A Review of the Postdigital
Negroponte (1998) gestures to an era “beyond the digital” as one in which digital computation and communication will play a background role to human creativity and imagination: art will be mediated by digital tools but not defined by them. Though he never actually uses the term “postdigital,” his perception influences future notions of the postdigital.
In its first explicit definition, Pepperell and Punt (2000) analyze the “postdigital” as a rejection of the binary logic of the computer and an embrace of the ambiguity and mystery of life that technology can possibly illuminate in the human condition. Deterministic approaches to digital design create a loss of this meaning: creativity, including the possibilities of the imagination, cannot be encoded by this strict logic.
In the first aesthetic reflection on the postdigital, Cascone (2000) locates the passage from the ‘digital’ to the 'postdigital’ in its 'failure’ to remain consistent and effective in its cybernetic calculations. When computers glitch and distortion happens, the illusion that we control our technology breaks. Glitches make us aware that a computer emerges from a composition of its parts, and is only made meaningful by a user.
Like Negroponte, Cascone says that as a result of the glitch, the aesthetic reflection of the digital itself is no longer fascinating: what’s interesting is how people make meaning from the tools and environments, even with and beyond these glitches. Instead of control, the postdigital is interested in the co-creation of meaning between people and technology.
However, twenty years later, Cascone and Jandric (2021) comment that postdigital critique is no longer possible because postdigitality relies on an interaction between a user and a dynamic and infinitely generative cybernetic tool. Rather, it goes beyond just the creation and communication of effects, which is what happens when glitches are subsumed by the computer as a part of how it can be controlled, like when corporate media takes glitches and makes them into presets.

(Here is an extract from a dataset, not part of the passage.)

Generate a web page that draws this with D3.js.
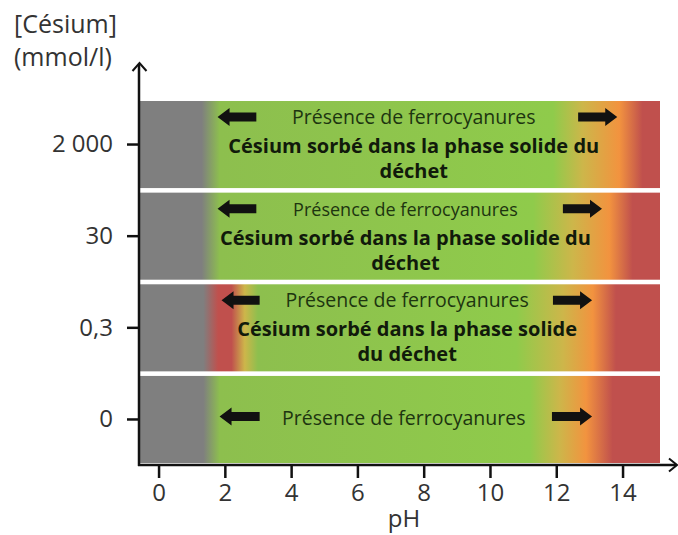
<!DOCTYPE html>
<html>
<head>
<meta charset="utf-8">
<script src="https://cdn.jsdelivr.net/npm/d3@7"></script>
<style>
  body { margin: 0; background: #fff; }
  text { font-family: "Open Sans", sans-serif; }
</style>
</head>
<body>
<script>
 // concentration categories (top to bottom)
 const yLabels = ["2 000", "30", "0,3", "0"];
 // pH ticks
 const xTicks = [0, 2, 4, 6, 8, 10, 12, 14];

 // colour stops along pH for each band
 const bandStops = [
    [[-1, "gray"], [1.3, "gray"], [1.85, "greenL"], [11.9, "greenR"], [12.8, "yellow"], [13.9, "orange"], [14.6, "red"], [16, "red"]],
    [[-1, "gray"], [1.3, "gray"], [1.85, "greenL"], [11.3, "greenR"], [12.5, "yellow"], [13.6, "orange"], [14.3, "red"], [16, "red"]],
    [[-1, "gray"], [1.35, "gray"], [1.8, "red"], [2.2, "red"], [2.6, "yellow"], [3.0, "greenL"], [10.8, "greenR"], [12.2, "yellow"], [13.1, "orange"], [13.8, "red"], [16, "red"]],
    [[-1, "gray"], [1.35, "gray"], [1.85, "greenL"], [11.2, "greenR"], [12.1, "yellow"], [12.9, "orange"], [13.7, "red"], [16, "red"]]
 ];

 // annotation texts
 const presence = "Présence de ferrocyanures";
 const sorbed = [
    ["Césium sorbé dans la phase solide du", "déchet"],
    ["Césium sorbé dans la phase solide du", "déchet"],
    ["Césium sorbé dans la phase solide", "du déchet"],
    []
 ];
 // arrows, in pH units [tip, tail]
 const leftArrows = [[1.78, 2.95], [1.78, 2.95], [1.9, 3.05], [1.84, 3.05]];
 const rightArrows = [[13.84, 12.66], [13.38, 12.2], [13.08, 11.9], [13.08, 11.87]];
 const textCenter = [7.7, 7.45, 7.5, 7.4];

 // constants
 const width = 678;
 const height = 535;
 const colors = { gray: "#7f7f7f", greenL: "#8dbf4e", greenR: "#8fcb4b",
                  yellow: "#cdb64a", orange: "#f2933f", red: "#c0504d" };

 const svg = d3.select("body").append("svg")
       .attr("width", width).attr("height", height);

 const x = d3.scaleLinear().domain([-0.56, 15.13]).range([140, 660]);
 const y = d3.scaleBand().domain(yLabels).range([101, 463])
             .paddingInner(0.05).paddingOuter(0);

 // gradients
 const defs = svg.append("defs");
 yLabels.forEach((lab, i) => {
    const g = defs.append("linearGradient").attr("id", "grad" + i)
        .attr("gradientUnits", "userSpaceOnUse")
        .attr("x1", x(-0.56)).attr("x2", x(15.13)).attr("y1", 0).attr("y2", 0);
    bandStops[i].forEach(s => {
       const off = Math.max(0, Math.min(1, (s[0] + 0.56) / (15.13 + 0.56)));
       g.append("stop").attr("offset", off).attr("stop-color", colors[s[1]]);
    });
 });

 // bands
 svg.append("g").selectAll("rect").data(yLabels).enter().append("rect")
    .attr("x", x(-0.56)).attr("y", d => y(d))
    .attr("width", x(15.13) - x(-0.56)).attr("height", y.bandwidth())
    .attr("fill", (d, i) => `url(#grad${i})`);

 // arrows
 const arrowPath = function(tip, tail, cy) {
    const dir = tail > tip ? 1 : -1;
    const h = 12 * dir;
    return `M${tip},${cy} L${tip + h},${cy - 9} L${tip + h},${cy - 4.5} L${tail},${cy - 4.5}` +
           ` L${tail},${cy + 4.5} L${tip + h},${cy + 4.5} L${tip + h},${cy + 9} Z`;
 };

 yLabels.forEach((lab, i) => {
    const top = y(lab);
    const multi = sorbed[i].length > 0;
    const arrowY = multi ? top + 16 : top + y.bandwidth() / 2 - 3;
    const presY = multi ? top + 23 : top + y.bandwidth() / 2 + 6;
    svg.append("path").attr("d", arrowPath(x(leftArrows[i][0]), x(leftArrows[i][1]), arrowY)).attr("fill", "#111");
    svg.append("path").attr("d", arrowPath(x(rightArrows[i][0]), x(rightArrows[i][1]), arrowY)).attr("fill", "#111");
    svg.append("text").attr("x", x(textCenter[i])).attr("y", presY)
       .attr("text-anchor", "middle").attr("fill", "#1d3510")
       .style("font-size", i == 1 ? "18px" : "19.5px")
       .text(presence);
    sorbed[i].forEach((line, j) => {
       svg.append("text").attr("x", x(textCenter[i])).attr("y", top + 52 + j * 25)
          .attr("text-anchor", "middle").attr("fill", "#111a0b")
          .style("font-size", "20px").style("font-weight", "bold")
          .text(line);
    });
 });

 // axes
 const axisY = 465;
 const axisX = 139;

 // y axis
 svg.append("g").attr("transform", `translate(${axisX},0)`)
    .call(d3.axisLeft(y).tickSize(12).tickPadding(14))
    .call(g => g.select(".domain").remove())
    .call(g => g.selectAll("line").attr("stroke", "#111").attr("stroke-width", 2.5))
    .call(g => g.selectAll("text").style("font-size", "24px").attr("fill", "#333")
                .style("font-family", "'Open Sans', sans-serif"));

 // x axis
 svg.append("g").attr("transform", `translate(0,${axisY})`)
    .call(d3.axisBottom(x).tickValues(xTicks).tickSize(13).tickPadding(6))
    .call(g => g.select(".domain").remove())
    .call(g => g.selectAll("line").attr("stroke", "#111").attr("stroke-width", 2.5))
    .call(g => g.selectAll("text").style("font-size", "24px").attr("fill", "#333")
                .style("font-family", "'Open Sans', sans-serif"));

 // axis lines with arrow heads
 svg.append("path").attr("d", `M${axisX},${axisY + 1} L${axisX},64`)
    .attr("stroke", "#111").attr("stroke-width", 2.5).attr("fill", "none");
 svg.append("path").attr("d", `M${axisX - 6.5},71 L${axisX + 0.5},63 L${axisX + 7.5},71`)
    .attr("stroke", "#111").attr("stroke-width", 2).attr("fill", "none");
 svg.append("path").attr("d", `M${axisX - 1},${axisY} L676,${axisY}`)
    .attr("stroke", "#111").attr("stroke-width", 2.5).attr("fill", "none");
 svg.append("path").attr("d", `M669,${axisY - 6.5} L677,${axisY} L669,${axisY + 6.5}`)
    .attr("stroke", "#111").attr("stroke-width", 2).attr("fill", "none");

 // axis titles
 const ytitle = svg.append("text").attr("x", 14).attr("fill", "#333").style("font-size", "25px");
 ytitle.append("tspan").attr("x", 14).attr("y", 33).text("[Césium]");
 ytitle.append("tspan").attr("x", 14).attr("y", 66).text("(mmol/l)");

 svg.append("text").attr("x", 404).attr("y", 527).attr("text-anchor", "middle")
    .attr("fill", "#333").style("font-size", "24px").text("pH");
</script>
</body>
</html>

The postdigital asks how these mediums can be freely used for the purposes of the artists. Art that carries the designation of “postdigital” today is limited to half the argument: at best it can only illuminate how technology is now taking on a background role, never truly capturing how its computational infinity might be a creative partner in producing experiences that advocate for the mystery of life and rise above the percussive noise of technological society.